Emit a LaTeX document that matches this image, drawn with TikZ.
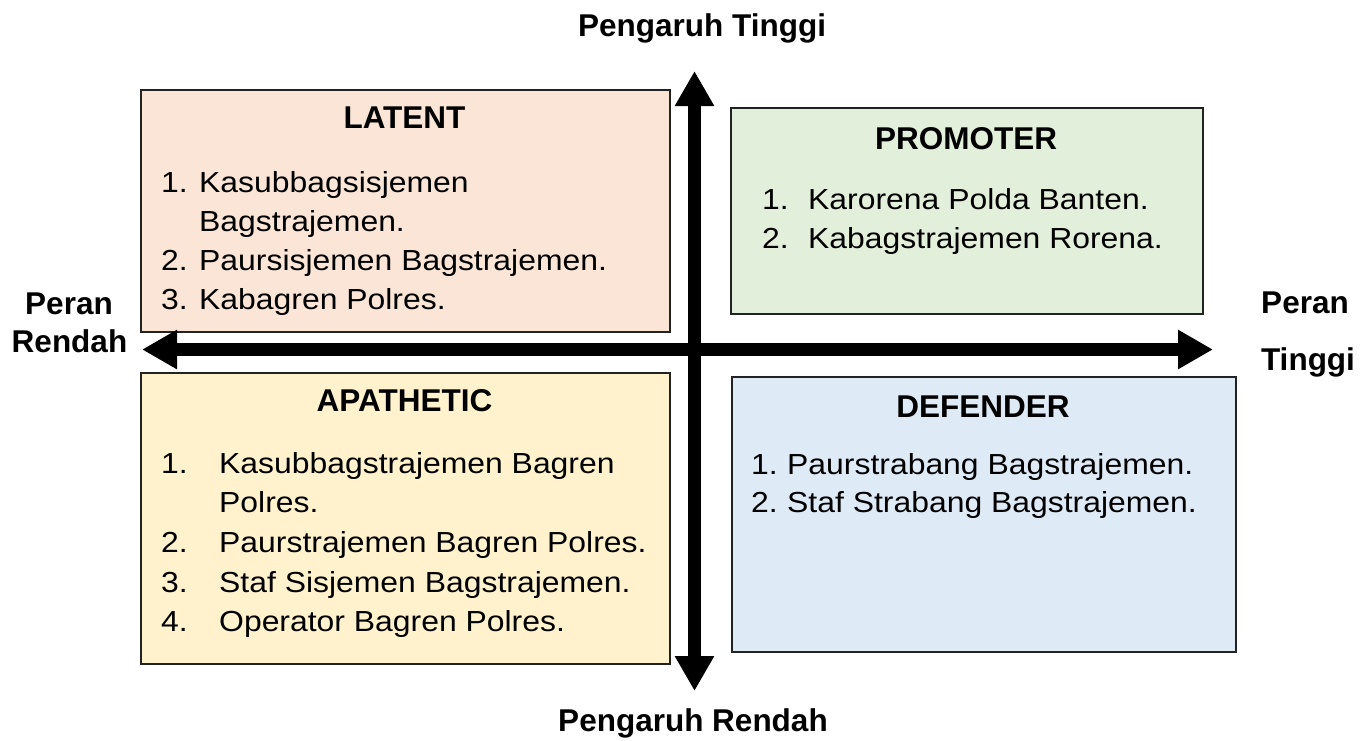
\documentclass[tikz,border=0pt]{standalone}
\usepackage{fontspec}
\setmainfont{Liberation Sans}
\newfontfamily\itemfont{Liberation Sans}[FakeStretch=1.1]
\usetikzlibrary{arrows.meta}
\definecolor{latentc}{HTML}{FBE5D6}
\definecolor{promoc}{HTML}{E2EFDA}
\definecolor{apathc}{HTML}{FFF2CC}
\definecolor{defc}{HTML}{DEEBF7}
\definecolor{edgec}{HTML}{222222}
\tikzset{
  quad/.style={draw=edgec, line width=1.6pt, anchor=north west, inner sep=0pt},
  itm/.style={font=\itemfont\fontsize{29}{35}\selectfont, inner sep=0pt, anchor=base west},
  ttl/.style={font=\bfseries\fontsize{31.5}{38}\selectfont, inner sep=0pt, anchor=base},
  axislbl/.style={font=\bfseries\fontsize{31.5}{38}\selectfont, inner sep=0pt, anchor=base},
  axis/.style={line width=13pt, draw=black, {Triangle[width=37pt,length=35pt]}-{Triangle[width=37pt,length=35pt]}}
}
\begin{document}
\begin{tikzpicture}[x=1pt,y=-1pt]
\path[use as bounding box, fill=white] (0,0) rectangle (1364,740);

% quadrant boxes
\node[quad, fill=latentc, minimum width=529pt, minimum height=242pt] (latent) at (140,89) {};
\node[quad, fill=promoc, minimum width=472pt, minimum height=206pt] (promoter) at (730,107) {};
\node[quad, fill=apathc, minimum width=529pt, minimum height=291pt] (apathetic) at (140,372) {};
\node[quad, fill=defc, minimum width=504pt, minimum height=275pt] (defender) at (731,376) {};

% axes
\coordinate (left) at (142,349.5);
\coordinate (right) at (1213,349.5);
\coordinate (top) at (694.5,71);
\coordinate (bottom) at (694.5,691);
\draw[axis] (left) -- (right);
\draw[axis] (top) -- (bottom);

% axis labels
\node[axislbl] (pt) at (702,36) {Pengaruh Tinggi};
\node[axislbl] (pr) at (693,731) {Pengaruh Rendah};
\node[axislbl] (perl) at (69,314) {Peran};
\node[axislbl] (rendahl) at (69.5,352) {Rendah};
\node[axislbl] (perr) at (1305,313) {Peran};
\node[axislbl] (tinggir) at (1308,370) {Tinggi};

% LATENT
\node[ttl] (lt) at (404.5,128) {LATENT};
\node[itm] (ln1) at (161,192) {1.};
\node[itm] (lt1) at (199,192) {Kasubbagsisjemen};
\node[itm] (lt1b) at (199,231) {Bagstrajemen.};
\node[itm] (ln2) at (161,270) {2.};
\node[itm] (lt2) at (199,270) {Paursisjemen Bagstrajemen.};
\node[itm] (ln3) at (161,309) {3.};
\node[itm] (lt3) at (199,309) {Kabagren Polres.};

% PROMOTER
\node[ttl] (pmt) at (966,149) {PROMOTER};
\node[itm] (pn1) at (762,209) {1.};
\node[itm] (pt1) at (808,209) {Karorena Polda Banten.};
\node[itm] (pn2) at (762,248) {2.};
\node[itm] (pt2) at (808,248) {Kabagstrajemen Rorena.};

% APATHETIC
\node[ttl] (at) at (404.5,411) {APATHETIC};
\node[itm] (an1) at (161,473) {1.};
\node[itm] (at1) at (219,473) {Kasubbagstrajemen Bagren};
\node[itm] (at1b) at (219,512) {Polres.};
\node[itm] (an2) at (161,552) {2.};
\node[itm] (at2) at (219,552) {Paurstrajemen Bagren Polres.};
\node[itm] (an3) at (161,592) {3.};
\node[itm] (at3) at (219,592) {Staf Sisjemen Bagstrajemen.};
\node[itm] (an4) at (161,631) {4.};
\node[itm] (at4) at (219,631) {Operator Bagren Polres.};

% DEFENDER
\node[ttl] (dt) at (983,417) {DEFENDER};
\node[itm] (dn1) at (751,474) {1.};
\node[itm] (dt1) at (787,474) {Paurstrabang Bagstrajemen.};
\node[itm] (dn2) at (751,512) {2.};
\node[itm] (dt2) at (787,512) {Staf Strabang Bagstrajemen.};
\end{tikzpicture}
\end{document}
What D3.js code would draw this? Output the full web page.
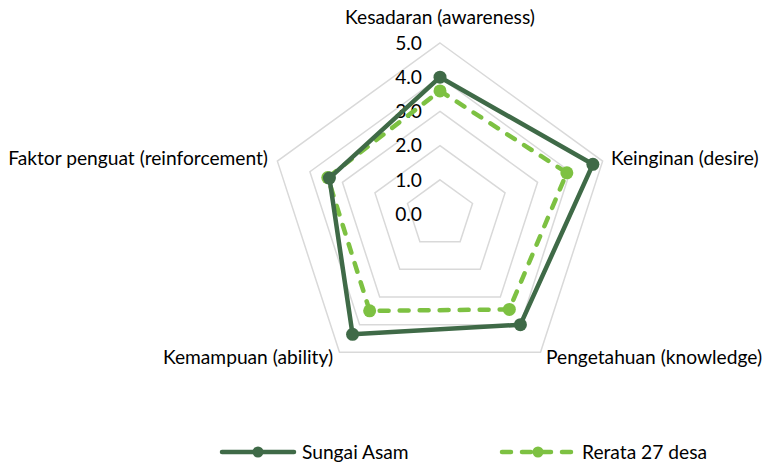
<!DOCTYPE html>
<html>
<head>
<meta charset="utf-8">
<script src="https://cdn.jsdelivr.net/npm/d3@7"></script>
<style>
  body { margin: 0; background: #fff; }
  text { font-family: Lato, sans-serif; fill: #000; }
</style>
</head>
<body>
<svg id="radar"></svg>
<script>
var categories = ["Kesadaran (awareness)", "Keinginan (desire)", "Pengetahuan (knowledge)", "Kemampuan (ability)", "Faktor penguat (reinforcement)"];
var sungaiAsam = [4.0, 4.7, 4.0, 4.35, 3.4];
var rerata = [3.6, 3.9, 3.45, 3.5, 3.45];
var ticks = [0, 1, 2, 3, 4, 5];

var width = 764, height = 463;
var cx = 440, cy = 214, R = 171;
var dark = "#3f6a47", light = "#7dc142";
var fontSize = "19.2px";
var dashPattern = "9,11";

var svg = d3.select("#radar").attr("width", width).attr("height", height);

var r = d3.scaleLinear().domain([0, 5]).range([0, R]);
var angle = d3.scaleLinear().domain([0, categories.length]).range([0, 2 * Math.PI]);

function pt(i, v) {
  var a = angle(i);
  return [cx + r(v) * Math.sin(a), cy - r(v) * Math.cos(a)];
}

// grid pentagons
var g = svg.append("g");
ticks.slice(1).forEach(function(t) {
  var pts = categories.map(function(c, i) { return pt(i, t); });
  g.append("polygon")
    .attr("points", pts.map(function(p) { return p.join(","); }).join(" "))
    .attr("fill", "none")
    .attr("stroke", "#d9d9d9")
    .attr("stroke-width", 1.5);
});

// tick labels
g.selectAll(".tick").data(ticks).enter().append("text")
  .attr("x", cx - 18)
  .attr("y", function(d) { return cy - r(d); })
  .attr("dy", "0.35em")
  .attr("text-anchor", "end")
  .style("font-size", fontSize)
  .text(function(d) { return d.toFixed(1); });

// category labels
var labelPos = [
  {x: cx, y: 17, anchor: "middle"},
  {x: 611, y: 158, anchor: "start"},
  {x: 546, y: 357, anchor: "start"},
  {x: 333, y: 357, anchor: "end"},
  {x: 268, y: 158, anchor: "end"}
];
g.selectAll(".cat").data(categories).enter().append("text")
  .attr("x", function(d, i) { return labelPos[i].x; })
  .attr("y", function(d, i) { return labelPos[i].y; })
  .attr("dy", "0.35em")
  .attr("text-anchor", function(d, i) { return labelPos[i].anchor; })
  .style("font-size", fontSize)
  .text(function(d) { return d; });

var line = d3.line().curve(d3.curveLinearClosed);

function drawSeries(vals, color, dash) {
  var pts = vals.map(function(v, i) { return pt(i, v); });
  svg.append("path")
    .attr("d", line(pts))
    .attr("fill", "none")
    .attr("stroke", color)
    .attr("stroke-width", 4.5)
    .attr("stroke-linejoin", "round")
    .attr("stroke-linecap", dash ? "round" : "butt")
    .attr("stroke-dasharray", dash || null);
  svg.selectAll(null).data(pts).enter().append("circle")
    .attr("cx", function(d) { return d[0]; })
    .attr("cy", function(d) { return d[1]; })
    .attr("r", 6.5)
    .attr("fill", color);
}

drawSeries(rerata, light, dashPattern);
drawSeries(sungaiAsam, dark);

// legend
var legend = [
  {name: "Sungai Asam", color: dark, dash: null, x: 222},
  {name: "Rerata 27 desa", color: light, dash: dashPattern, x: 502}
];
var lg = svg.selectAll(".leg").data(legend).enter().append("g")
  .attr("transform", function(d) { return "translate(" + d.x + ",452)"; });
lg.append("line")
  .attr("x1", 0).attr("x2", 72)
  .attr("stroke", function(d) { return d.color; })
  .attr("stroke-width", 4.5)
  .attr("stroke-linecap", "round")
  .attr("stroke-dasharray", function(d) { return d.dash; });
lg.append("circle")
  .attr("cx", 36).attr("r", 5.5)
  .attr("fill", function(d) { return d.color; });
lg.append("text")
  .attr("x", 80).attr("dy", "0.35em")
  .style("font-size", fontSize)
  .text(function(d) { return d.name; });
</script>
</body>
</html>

▬▬▬▬▬▬▬▬▬▬

**The task**:
Select all lines in the listing above where the word "this" appears, and show them.

**Correct answer**:
Emit a LaTeX document that matches this image, drawn with TikZ.
What D3.js code would draw this? Output the full web page.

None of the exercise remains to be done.